(hb; 2007: non-fiction)
From the inside flap:
"For thirty-one years, an unremarkable family man stalked, killed and terrorized the people of Wichita, Kansas. He was a devoted husband. A helpful Boy Scout dad. A reliable, conscientious employee. A dependable church president. And behind it all, the notorious serial killer BTK -- a self-anointed acronym for "bind, torture, kill."
"Now that he's in prison serving ten consecutive life sentences, the whole world knows that Dennis Rader is BTK. But the intricate twists and shocking turns of this story have never before been told by the people who were intimately acquainted with the BTK killer and Rader the family man, or the dedicated cops who finally caught him. Bind, Torture, Kill takes readers behind closed doors, revealing full and horrific tales as seen through the eyes of the killer, his victims, the investigators, and the reporters who covered it all."

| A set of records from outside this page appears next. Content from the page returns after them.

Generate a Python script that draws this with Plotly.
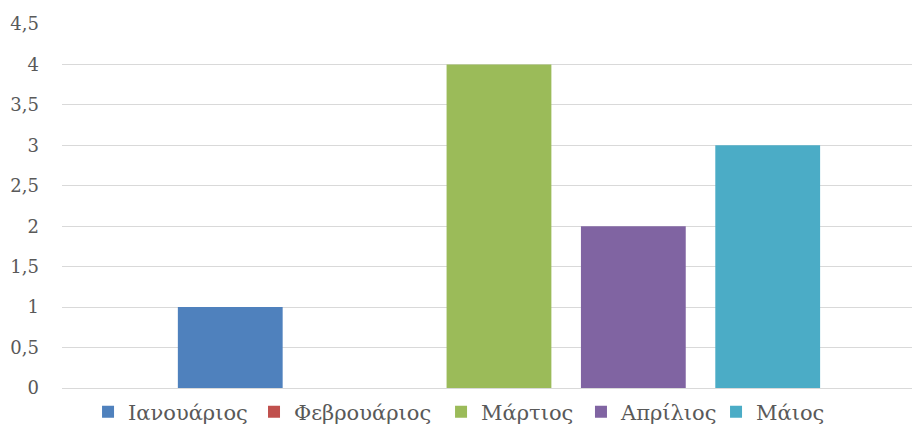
import plotly.graph_objects as go

series = ["Ιανουάριος", "Φεβρουάριος", "Μάρτιος", "Απρίλιος", "Μάιος"]
values = [1, 0, 4, 2, 3]
colors = ["#4F81BD", "#C0504D", "#9BBB59", "#8064A2", "#4BACC6"]
category = [""]
y_ticks = [0, 0.5, 1, 1.5, 2, 2.5, 3, 3.5, 4, 4.5]
legend_x = [0.0870, 0.2674, 0.4707, 0.6228, 0.7696]

legend_names = ["legend"] + ["legend%d" % i for i in range(2, 6)]

fig = go.Figure()
for name, v, c, lg in zip(series, values, colors, legend_names):
    fig.add_trace(go.Bar(x=category, y=[v], name=name, legend=lg, showlegend=True,
                         marker=dict(color=c, line=dict(width=0))))

legend_style = dict(orientation="h", xref="container", yref="container",
                    xanchor="left", y=0.0516, yanchor="middle",
                    font=dict(family="DejaVu Serif, serif", size=21, color="#595959"),
                    itemwidth=30, bgcolor="rgba(0,0,0,0)")

layout_legends = {lg: dict(legend_style, x=lx) for lg, lx in zip(legend_names, legend_x)}

# page body has an 8px margin; margins compensate for it
fig.update_layout(
    width=920, height=426,
    showlegend=True,
    paper_bgcolor="white", plot_bgcolor="white",
    margin=dict(l=54, r=8, t=16, b=46, autoexpand=False),
    barmode="group", bargap=0.217, bargroupgap=0.22,
    separators=",.",
    font=dict(family="DejaVu Serif, serif", color="#595959", size=15),
    xaxis=dict(range=[-0.5093, 0.4907], showticklabels=False, showgrid=False,
               zeroline=False, showline=False),
    yaxis=dict(range=[0, 4.5], tickvals=y_ticks, showgrid=True, gridcolor="#D9D9D9",
               gridwidth=1, zeroline=True, zerolinecolor="#D9D9D9", zerolinewidth=1,
               showline=False, ticklabelstandoff=22,
               tickfont=dict(family="DejaVu Serif, serif", size=18, color="#595959")),
    **layout_legends,
)
fig.write_html("out.html")
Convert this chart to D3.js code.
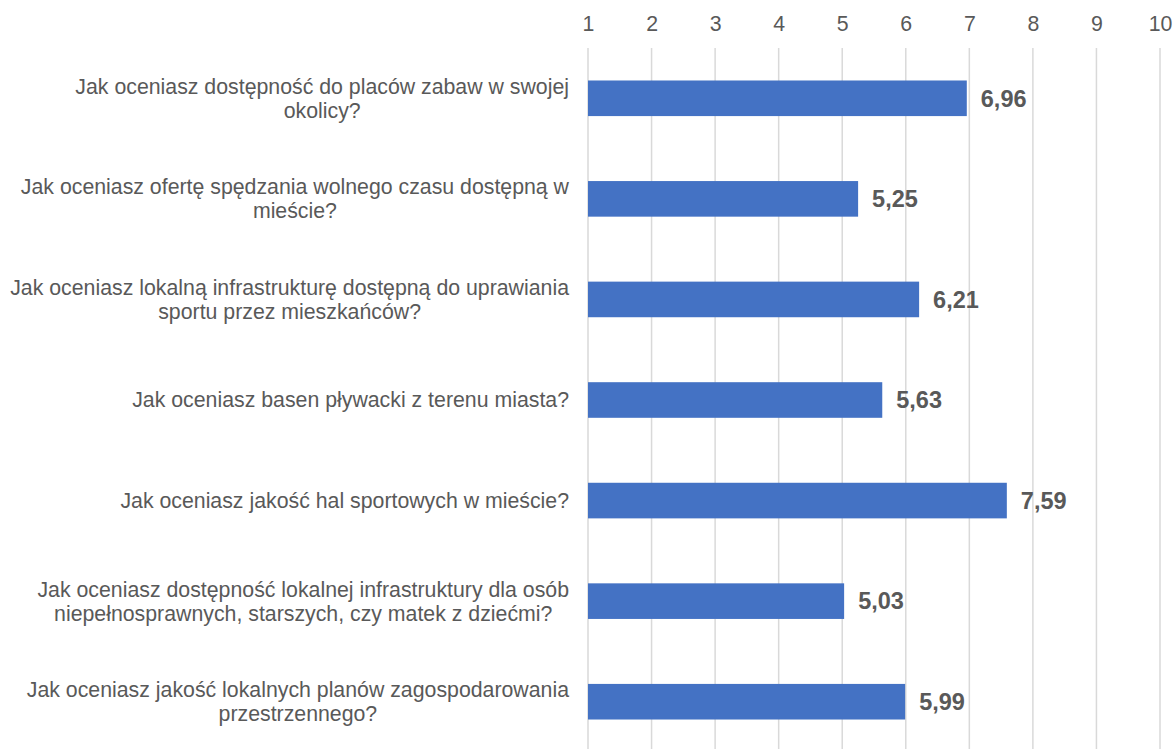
<!DOCTYPE html>
<html>
<head>
<meta charset="utf-8">
<script src="https://cdn.jsdelivr.net/npm/d3@7"></script>
<style>
  html, body { margin: 0; padding: 0; background: #fff; }
  svg { display: block; }
</style>
</head>
<body>
<svg id="chart" width="1174" height="749"></svg>
<script>
const categories = [
  "Jak oceniasz dostępność do placów zabaw w swojej\nokolicy?",
  "Jak oceniasz ofertę spędzania wolnego czasu dostępną w\nmieście?",
  "Jak oceniasz lokalną infrastrukturę dostępną do uprawiania\nsportu przez mieszkańców?",
  "Jak oceniasz basen pływacki z terenu miasta?",
  "Jak oceniasz jakość hal sportowych w mieście?",
  "Jak oceniasz dostępność lokalnej infrastruktury dla osób\nniepełnosprawnych, starszych, czy matek z dziećmi?",
  "Jak oceniasz jakość lokalnych planów zagospodarowania\nprzestrzennego?"
];
const values = [6.96, 5.25, 6.21, 5.63, 7.59, 5.03, 5.99];
const tickValues = [1, 2, 3, 4, 5, 6, 7, 8, 9, 10];

const svg = d3.select("#chart");
const font = "'Liberation Sans', Arial, sans-serif";
const textColor = "#595959";

const x = d3.scaleLinear().domain([1, 10]).range([588, 1160]);
const y = d3.scaleBand().domain(d3.range(categories.length)).range([48, 752]).paddingInner(0.646).paddingOuter(0.323);

// gridlines
svg.append("g").selectAll("line").data(tickValues).join("line")
  .attr("x1", d => x(d)).attr("x2", d => x(d))
  .attr("y1", 48).attr("y2", 752)
  .attr("stroke", "#d9d9d9").attr("stroke-width", 1.5);

// top axis labels
const axis = d3.axisTop(x).tickValues(tickValues).tickFormat(d3.format("d")).tickSize(0).tickPadding(0);
const gAxis = svg.append("g").attr("transform", "translate(0,31)").call(axis);
gAxis.select(".domain").remove();
gAxis.selectAll("text")
  .attr("font-family", font).attr("font-size", "21.3px").attr("fill", textColor)
  .attr("dy", 0);

// bars
svg.append("g").selectAll("rect").data(values).join("rect")
  .attr("x", x(1))
  .attr("y", (d, i) => y(i))
  .attr("width", d => x(d) - x(1))
  .attr("height", y.bandwidth())
  .attr("fill", "#4472C4");

// value labels
const fmt = d => d3.format(".2f")(d).replace(".", ",");
svg.append("g").selectAll("text").data(values).join("text")
  .attr("x", d => x(d) + 14)
  .attr("y", (d, i) => y(i) + y.bandwidth() / 2)
  .attr("dy", "0.35em")
  .attr("font-family", font).attr("font-size", "23.5px").attr("font-weight", "bold")
  .attr("fill", textColor)
  .text(fmt);

// category labels
const labelRight = 569;
const lineH = 24;
const gCat = svg.append("g");
categories.forEach((c, i) => {
  const lines = c.split("\n");
  const cy = y(i) + y.bandwidth() / 2;
  const t = gCat.append("text")
    .attr("font-family", font).attr("font-size", "21.3px").attr("fill", textColor)
    .attr("text-anchor", "middle");
  const tspans = lines.map((l, k) => t.append("tspan")
    .attr("y", cy + (k - (lines.length - 1) / 2) * lineH)
    .attr("dy", "0.35em")
    .text(l));
  let maxW = 0;
  tspans.forEach(ts => { maxW = Math.max(maxW, ts.node().getComputedTextLength()); });
  tspans.forEach(ts => ts.attr("x", labelRight - maxW / 2));
});
</script>
</body>
</html>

Compelling, difficult-to-put-down read, this, shot through with dark ironies and coincidences that linked the players in this real-life drama. The authors, who write about themselves in a third-person manner, focus on the individuals and how they interacted. And how they caught BTK seems almost too easy: BTK was less clever, less interesting and luckier -- way luckier -- than anyone had previously imagined.
I picked this up at the library on a whim, and I'm glad I did. This is one of the best true crime books I've read in a long while, as intense as Robert Graysmith's Zodiac books.
Two movies about BTK/Rader exist.
BTK Killer came out in 2005. Directed and written by Ulli Lommel (that alone should serve as a BIG warning), it's a direct-to-video, shot-on-video-camera piece of s**t, with little or nothing to do with the actual BTK Killer.
The Hunt For BTK Killer, a TV movie, aired on CBS in October 2005. From what I've read, it's much better than Lommel's film. This film, directed by Stephen T. Kay, was based on Robert Beattie's non-fiction book, Nightmare in Wichita: The Hunt For the BTK Killer.